In the minute-long clip – which starts with a parodically bombastic title sequence, not unlike a news programme – a member of the group, speaking French and wearing the iconic Guy Fawkes mask, declares war on Islamic extremists.

Addressing terrorists directly, the person warns: “We will track you down to the last one and we will kill you. You allowed yourselves to kill innocent people, therefore we will avenge their deaths.”

“We will track all of your activities online. We will close your accounts on all social networks.”

“You will not impose your sharia in our democracies… Be afraid of us. Islamic State and Al-Qaeda, you will get our vengeance.”

The ‘Operation Charlie Hebdo’ (OCH) campaign was launched immediately, replete with its own hashtag and Twitter handle to keep followers updated. It was through this medium that the group announced its opening salvo.

On 10 January, a tweet read: ‘#TangoDown: ansar-alhaqq.net…’ The first website to be targeted – presumably because it is French-language – contained a forum that was a known haunt for radicalists. It remains offline at the time of writing.

Over the next few days, OCH asked its members, also known as Anons, to report suspected terrorism-related Twitter feeds.
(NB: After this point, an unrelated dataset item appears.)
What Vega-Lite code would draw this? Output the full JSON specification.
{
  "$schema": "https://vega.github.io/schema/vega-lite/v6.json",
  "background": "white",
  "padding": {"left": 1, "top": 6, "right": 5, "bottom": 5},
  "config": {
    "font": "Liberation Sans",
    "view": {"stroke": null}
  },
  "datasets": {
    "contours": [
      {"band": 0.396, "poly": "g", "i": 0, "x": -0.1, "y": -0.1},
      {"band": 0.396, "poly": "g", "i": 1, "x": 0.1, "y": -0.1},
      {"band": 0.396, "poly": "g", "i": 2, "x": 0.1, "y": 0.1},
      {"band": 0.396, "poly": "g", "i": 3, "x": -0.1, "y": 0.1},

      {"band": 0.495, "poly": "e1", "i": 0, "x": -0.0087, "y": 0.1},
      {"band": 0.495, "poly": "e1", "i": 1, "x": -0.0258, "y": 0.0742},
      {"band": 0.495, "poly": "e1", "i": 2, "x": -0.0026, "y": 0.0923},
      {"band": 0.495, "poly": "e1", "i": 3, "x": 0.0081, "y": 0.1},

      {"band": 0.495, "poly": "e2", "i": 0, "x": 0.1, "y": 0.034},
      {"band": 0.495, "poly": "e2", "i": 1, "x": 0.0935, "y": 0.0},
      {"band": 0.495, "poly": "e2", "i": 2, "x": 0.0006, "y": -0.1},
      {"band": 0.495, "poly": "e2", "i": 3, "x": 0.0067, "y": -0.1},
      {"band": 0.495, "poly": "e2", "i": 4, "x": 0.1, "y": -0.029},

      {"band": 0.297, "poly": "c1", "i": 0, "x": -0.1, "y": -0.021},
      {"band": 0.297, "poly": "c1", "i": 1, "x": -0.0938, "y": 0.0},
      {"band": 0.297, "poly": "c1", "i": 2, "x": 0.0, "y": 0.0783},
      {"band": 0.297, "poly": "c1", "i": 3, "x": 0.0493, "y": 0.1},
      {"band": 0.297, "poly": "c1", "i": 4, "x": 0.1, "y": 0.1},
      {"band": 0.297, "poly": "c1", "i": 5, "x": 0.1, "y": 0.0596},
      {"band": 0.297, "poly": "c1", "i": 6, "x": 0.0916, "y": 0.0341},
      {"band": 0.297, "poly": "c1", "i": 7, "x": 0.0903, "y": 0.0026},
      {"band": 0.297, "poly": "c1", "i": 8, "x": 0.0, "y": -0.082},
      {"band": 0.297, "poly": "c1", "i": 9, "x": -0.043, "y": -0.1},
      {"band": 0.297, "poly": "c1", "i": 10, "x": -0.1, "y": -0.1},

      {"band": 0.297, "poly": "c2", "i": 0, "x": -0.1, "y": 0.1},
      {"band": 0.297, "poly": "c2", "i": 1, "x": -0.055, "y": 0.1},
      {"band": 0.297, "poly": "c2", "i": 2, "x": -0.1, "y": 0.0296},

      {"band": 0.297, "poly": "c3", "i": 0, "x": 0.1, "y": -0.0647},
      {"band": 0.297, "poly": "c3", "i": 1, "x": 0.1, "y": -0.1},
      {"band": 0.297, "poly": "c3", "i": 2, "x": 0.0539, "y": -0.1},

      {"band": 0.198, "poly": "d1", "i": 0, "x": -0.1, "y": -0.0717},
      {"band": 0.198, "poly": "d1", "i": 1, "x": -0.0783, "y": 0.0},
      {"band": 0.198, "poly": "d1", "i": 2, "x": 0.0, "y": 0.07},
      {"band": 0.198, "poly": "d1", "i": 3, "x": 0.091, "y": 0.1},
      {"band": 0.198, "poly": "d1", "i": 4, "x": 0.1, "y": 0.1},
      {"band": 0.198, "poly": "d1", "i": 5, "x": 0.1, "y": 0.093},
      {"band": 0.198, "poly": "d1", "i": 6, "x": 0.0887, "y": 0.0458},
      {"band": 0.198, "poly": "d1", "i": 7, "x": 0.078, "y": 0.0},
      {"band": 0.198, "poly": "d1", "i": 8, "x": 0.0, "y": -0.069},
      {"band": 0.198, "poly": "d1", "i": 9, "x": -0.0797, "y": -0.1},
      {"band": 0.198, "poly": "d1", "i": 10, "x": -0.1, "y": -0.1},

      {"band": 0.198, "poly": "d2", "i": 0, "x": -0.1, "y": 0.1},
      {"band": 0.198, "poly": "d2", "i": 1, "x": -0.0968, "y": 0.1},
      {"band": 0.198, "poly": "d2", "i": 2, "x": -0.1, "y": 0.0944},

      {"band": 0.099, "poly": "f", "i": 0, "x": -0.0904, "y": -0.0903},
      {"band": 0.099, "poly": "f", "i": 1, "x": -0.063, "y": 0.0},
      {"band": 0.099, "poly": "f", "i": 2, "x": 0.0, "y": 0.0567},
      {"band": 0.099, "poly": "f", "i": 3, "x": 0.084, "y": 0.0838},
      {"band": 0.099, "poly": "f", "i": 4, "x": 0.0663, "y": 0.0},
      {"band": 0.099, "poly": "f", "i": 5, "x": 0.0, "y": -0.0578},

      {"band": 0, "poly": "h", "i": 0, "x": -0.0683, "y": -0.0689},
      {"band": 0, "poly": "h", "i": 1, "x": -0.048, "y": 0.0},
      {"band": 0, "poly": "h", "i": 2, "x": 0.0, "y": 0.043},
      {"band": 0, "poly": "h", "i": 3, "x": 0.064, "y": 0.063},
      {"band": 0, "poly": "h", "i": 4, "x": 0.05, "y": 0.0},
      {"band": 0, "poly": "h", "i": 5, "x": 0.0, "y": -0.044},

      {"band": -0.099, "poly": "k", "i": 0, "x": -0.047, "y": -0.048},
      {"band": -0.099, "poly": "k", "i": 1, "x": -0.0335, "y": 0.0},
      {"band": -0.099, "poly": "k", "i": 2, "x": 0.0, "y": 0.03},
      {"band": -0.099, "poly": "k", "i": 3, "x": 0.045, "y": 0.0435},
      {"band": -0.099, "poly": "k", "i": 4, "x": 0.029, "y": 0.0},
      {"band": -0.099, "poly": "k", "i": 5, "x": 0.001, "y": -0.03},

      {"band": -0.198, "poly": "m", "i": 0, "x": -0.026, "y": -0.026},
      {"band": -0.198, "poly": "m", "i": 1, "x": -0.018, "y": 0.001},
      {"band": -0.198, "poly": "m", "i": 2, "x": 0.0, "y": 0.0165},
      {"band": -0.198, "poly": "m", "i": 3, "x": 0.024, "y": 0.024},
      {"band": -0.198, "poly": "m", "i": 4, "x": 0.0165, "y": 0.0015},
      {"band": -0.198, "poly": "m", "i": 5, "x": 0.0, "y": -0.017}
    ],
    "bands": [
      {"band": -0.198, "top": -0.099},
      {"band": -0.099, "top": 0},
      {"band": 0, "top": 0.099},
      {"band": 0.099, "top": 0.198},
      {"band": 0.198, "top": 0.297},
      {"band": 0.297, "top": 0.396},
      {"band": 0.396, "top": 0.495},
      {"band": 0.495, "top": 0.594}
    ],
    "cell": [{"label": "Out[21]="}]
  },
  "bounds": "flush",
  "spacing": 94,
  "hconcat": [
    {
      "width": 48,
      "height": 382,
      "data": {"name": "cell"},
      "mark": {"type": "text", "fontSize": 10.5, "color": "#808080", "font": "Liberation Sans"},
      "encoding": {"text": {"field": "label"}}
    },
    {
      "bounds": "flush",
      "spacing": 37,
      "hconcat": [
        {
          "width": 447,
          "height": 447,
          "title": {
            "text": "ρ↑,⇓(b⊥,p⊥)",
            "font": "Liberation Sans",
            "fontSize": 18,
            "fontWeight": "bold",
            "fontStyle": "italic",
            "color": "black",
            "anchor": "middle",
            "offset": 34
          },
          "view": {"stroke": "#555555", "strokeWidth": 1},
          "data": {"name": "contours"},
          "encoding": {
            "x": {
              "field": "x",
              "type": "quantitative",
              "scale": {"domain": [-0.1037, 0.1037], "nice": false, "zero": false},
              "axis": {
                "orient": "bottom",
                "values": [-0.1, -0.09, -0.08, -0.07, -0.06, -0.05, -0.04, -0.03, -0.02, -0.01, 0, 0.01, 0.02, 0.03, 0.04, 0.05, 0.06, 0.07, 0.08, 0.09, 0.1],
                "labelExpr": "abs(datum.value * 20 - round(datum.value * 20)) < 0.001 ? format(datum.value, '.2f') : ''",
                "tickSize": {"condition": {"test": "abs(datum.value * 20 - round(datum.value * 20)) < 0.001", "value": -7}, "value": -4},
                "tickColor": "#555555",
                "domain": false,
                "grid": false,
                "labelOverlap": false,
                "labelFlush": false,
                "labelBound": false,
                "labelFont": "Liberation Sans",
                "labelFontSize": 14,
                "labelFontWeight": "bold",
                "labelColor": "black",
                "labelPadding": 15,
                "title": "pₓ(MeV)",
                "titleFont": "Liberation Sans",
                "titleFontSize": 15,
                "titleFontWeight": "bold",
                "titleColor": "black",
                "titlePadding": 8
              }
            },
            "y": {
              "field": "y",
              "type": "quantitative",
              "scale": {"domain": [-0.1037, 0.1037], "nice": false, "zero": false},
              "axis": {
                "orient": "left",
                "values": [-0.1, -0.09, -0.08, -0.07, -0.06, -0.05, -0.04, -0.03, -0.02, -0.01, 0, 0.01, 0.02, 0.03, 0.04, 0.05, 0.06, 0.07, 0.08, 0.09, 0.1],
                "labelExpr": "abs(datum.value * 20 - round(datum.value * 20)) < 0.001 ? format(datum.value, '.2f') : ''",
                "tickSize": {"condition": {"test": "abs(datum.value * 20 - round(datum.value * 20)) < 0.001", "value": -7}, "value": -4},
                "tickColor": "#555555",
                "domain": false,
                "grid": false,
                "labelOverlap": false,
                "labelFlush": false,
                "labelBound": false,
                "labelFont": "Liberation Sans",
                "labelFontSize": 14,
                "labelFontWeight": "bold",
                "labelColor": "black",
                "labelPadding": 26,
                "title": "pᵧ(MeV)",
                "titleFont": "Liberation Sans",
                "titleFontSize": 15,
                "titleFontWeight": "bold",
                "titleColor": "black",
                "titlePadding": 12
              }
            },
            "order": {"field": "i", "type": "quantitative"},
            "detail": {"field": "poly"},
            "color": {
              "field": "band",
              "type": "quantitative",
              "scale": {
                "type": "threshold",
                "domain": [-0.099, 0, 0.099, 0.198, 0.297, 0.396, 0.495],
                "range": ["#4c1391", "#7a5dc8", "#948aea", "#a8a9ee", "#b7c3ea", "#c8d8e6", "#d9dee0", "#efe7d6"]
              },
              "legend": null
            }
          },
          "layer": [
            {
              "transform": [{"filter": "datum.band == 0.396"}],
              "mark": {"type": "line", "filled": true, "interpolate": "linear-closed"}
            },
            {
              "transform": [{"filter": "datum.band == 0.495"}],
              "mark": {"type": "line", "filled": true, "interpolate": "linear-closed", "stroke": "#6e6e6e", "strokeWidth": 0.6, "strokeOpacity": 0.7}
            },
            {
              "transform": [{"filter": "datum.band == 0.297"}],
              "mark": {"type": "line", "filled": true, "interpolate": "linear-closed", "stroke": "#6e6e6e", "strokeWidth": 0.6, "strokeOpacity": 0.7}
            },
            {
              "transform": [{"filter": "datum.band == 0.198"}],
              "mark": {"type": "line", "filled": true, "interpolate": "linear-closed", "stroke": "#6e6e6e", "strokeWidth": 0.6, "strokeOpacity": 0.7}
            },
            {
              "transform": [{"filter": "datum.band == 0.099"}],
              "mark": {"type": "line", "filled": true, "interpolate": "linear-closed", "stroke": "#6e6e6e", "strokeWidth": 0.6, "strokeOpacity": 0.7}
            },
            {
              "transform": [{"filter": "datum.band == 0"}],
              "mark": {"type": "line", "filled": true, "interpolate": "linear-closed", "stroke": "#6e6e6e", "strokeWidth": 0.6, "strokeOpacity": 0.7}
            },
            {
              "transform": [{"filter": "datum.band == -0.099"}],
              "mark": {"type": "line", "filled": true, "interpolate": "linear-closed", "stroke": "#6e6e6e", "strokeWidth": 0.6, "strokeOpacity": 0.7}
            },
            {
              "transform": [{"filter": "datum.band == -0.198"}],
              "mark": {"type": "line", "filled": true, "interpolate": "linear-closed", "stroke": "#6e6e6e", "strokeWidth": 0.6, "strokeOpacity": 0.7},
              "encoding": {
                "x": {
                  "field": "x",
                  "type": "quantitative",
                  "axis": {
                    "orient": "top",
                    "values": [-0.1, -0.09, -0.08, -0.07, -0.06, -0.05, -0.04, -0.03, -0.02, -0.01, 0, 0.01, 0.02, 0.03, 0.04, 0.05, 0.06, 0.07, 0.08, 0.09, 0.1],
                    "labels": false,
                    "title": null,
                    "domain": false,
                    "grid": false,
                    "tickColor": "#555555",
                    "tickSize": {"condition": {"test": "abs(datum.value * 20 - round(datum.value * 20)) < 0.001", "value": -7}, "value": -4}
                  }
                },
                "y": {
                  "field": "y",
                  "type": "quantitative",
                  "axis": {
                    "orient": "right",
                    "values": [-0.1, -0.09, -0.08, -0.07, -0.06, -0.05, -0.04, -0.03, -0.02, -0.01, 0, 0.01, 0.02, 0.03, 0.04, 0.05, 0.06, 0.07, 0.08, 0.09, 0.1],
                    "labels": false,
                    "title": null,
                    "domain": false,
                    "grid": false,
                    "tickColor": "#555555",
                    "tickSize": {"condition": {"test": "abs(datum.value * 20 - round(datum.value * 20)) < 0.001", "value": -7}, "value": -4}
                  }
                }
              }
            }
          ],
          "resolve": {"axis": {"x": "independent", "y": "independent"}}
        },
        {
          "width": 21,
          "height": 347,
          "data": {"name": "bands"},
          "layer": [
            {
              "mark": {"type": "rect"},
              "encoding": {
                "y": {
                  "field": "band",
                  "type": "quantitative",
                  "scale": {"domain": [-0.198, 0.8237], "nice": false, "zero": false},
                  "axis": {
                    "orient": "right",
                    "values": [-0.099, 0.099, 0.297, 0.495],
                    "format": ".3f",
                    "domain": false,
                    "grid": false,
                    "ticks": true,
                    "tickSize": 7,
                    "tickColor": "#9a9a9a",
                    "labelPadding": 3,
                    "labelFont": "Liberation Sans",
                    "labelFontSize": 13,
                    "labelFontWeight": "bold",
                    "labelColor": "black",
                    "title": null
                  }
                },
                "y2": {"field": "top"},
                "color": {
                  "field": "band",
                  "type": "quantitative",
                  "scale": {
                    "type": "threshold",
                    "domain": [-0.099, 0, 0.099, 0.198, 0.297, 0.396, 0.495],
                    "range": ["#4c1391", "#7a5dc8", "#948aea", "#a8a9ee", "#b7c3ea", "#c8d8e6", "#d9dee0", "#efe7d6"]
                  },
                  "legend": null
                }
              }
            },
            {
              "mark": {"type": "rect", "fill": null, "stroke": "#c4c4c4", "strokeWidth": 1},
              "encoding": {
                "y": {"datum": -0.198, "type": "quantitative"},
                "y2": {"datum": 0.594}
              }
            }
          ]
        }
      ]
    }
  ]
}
This resulted in a wave of account suspensions.

Website takedowns have also continued, including two in Qatar, whose leaders Anonymous accuse of funding terrorism.

The hackers’ crosshairs are now trained on Turkey, after its government blocked websites that published the Charlie Hebdo cover featuring a cartoon of Prophet Mohammed.
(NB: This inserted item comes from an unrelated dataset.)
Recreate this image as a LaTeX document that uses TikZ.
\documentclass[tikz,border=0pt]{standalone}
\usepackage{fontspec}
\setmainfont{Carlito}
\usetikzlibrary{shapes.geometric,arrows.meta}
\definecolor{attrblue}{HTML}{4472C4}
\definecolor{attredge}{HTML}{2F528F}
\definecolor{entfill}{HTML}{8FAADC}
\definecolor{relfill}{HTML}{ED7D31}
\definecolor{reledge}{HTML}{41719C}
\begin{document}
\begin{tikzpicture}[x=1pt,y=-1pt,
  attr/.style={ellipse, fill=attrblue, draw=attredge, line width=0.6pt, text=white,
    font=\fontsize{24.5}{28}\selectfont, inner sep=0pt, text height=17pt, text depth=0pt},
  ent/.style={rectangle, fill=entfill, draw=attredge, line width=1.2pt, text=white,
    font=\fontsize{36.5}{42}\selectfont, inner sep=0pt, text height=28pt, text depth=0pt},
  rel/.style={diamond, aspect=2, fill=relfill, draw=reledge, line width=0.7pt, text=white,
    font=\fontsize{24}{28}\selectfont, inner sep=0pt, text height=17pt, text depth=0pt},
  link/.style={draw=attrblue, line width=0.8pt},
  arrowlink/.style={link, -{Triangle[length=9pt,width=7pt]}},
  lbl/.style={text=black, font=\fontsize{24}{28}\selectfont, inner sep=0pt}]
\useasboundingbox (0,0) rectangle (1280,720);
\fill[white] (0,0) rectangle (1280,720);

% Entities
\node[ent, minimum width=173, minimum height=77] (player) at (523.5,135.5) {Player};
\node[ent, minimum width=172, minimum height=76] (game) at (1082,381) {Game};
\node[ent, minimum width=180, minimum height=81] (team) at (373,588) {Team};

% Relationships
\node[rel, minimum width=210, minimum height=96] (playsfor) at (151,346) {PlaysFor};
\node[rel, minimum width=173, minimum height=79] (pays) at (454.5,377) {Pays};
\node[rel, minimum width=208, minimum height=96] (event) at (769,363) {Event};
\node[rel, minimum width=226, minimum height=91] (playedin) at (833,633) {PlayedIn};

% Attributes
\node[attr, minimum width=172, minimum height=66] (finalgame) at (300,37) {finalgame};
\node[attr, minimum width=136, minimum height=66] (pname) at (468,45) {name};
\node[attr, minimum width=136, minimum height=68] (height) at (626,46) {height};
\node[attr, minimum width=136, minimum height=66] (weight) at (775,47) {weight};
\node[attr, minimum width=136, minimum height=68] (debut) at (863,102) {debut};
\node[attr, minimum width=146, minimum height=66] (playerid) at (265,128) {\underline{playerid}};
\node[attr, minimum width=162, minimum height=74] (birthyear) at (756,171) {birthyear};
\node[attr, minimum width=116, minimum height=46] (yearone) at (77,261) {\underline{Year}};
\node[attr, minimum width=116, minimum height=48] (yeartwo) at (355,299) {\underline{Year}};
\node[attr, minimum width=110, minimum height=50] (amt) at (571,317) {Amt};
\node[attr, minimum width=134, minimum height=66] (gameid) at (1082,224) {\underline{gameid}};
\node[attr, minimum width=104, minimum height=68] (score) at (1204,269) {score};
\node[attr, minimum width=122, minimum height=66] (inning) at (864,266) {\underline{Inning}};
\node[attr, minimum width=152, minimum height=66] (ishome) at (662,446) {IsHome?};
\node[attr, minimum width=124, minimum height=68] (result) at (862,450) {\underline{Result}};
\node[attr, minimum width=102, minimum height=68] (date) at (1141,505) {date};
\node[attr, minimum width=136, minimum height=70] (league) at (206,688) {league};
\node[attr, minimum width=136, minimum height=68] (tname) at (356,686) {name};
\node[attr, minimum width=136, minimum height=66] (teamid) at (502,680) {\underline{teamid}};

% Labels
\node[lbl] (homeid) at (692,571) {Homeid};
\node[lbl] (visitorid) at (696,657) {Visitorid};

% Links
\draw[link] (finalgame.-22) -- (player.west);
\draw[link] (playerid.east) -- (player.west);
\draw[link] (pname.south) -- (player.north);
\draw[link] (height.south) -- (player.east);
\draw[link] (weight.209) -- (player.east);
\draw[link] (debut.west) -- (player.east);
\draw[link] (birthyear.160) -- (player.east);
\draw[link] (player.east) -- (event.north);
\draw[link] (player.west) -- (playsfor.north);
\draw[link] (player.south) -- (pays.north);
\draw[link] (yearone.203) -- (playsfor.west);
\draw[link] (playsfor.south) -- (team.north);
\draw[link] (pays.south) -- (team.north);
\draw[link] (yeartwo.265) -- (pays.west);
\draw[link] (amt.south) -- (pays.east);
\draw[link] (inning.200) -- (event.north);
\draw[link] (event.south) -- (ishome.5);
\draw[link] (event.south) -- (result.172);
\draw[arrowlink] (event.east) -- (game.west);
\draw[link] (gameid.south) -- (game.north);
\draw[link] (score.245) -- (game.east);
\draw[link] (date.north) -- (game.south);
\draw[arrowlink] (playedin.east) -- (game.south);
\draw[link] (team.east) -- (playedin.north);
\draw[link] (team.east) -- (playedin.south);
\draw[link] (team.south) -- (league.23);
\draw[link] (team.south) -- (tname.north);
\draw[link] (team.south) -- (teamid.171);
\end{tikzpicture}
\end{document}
These actions have a lot of public support, especially with tensions running high after the killings in France, but will Anonymous’ heightened involvement in the war on terror really be a good thing?

The group initially rose to prominence when it directed DDoS (Distributed Denial of Service) attacks on corporations such as Sony, Paypal and Visa. It also hit religious and political organisations.

Targets are chosen when they are perceived to oppose the values of Anonymous, which can be loosely defined as freedom of expression and transparent democracy. It’s for this reason that Anons are often described as ‘hacktivists’. To supporters, they are freedom fighters. Critics, though, view them as cyber terrorists and point to the group’s beginnings on anarchic website 4chan.

While it’s true that Anonymous didn’t have the most auspicious of starts – members have been involved in questionable hacks that exposed the personal details of innocent people, and associating with racists and their ilk on 4chan didn’t help its image – but the group today is a very different beast.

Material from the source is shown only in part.